Writing Latina Biography at El Instituto: The Life and Work of Antonia Pantoja

Contributed by Emma Amador

Emma Amador

Over the past ten years I have been researching and writing about the life and work of Dr. Antonia Pantoja, Black Puerto Rican Civil Rights activist, scholar, and educator whose work changed the world. While writing my first book, The Politics of Care: Puerto Ricans, Citizenship, and Migration after 1917 on the history of Puerto Rican care workers, social work, and the history of social welfare programs, I found Pantoja to be a very important part of the story that I wanted to tell. As a social worker and educator Pantoja innovated a community organizing approach in the institutions she built, and she helped inspire new generations to organize politically. My research led me to begin dreaming about writing a book about Pantoja that would introduce more readers, students, and policymakers to her life and legacy.

This fall, the University of Connecticut’s College of Liberal Arts and Sciences supported my research by funding my proposal with a CLAS Faculty Funding in Academic Themes Grant. This funding will allow me to begin writing the book, Bright Futures: Antonia Pantoja and the Practice of Ethnic Studies.
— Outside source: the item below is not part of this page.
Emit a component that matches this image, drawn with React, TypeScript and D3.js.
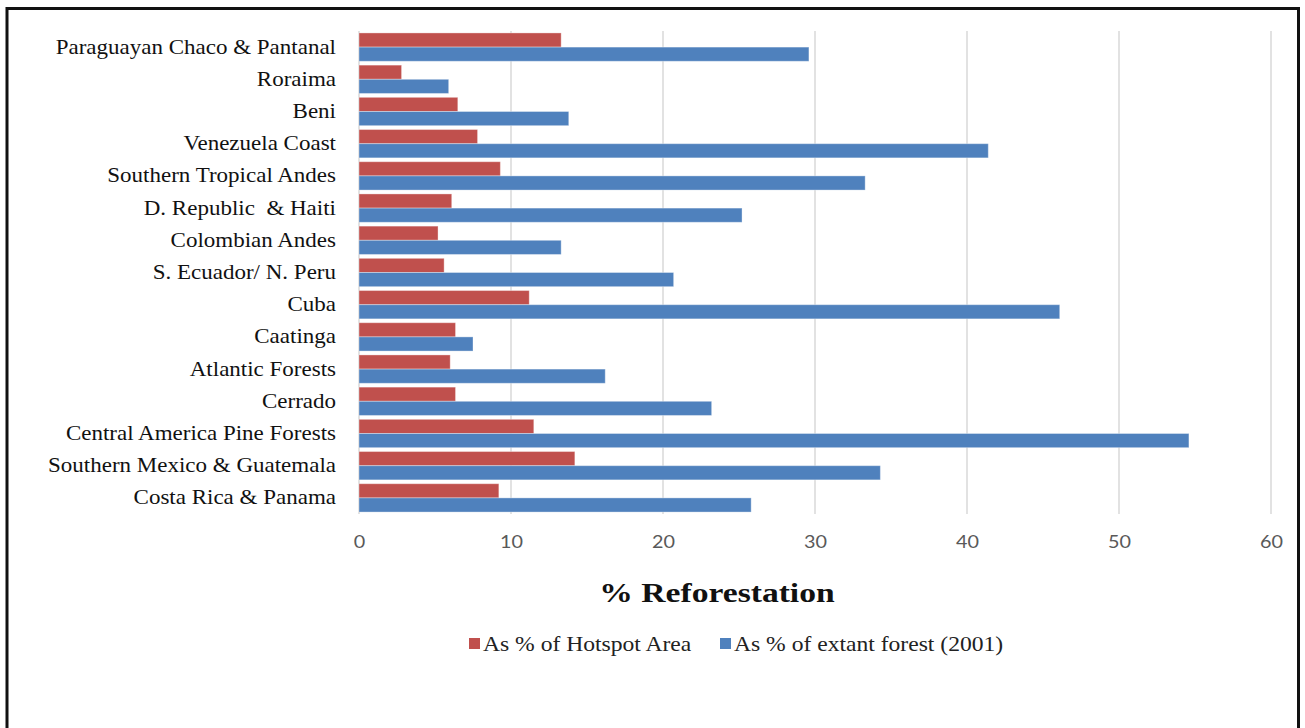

This monograph will be the first book-length biography about Pantoja, and it will aim to introduce readers to her life and to examine her political work and contributions to the history of education in the United States. From the 1940s through the early 2000s Pantoja fought for education centered on the lives and experiences of people of color, Latino/a/xs, Black diasporic communities, and Spanish speakers in the US. Her work was shaped by her own experiences as a Black Puerto Rican, Afro-Latina, and lesbian who proudly came to identify as “Nuyorican.” This biography will explore how Pantoja— in dialogue with the communities in which she lived—merged community organizing approaches with radical social work methods to create a practice of “doing” Ethnic Studies in collaboration with these communities and her students. These practices envisioned bright futures for all people, especially people of color. They also can provide powerful models and tools for those of us learning about and teaching Ethnic Studies today.

My biography of Pantoja closely relates to my role as an educator teaching at UConn. One of my favorite courses to teach is “Latina History and Biography,” a class that examines the historical experiences of Latinas in the United States through a focus on life history, biography, memoir, and testimonio. In this course, my students love learning about Pantoja, and my discussions with students over the years has deeply shaped the project. It is my student’s thirst for more knowledge about Pantoja, Ethnic Studies, and the history of Latinas, that inspires and enriches this project. This summer I will present some of my preliminary work on Bright Futures and my broader research on Latina history and biography at the Berkshire Conference on the History of Women alongside other Latina feminist biographers.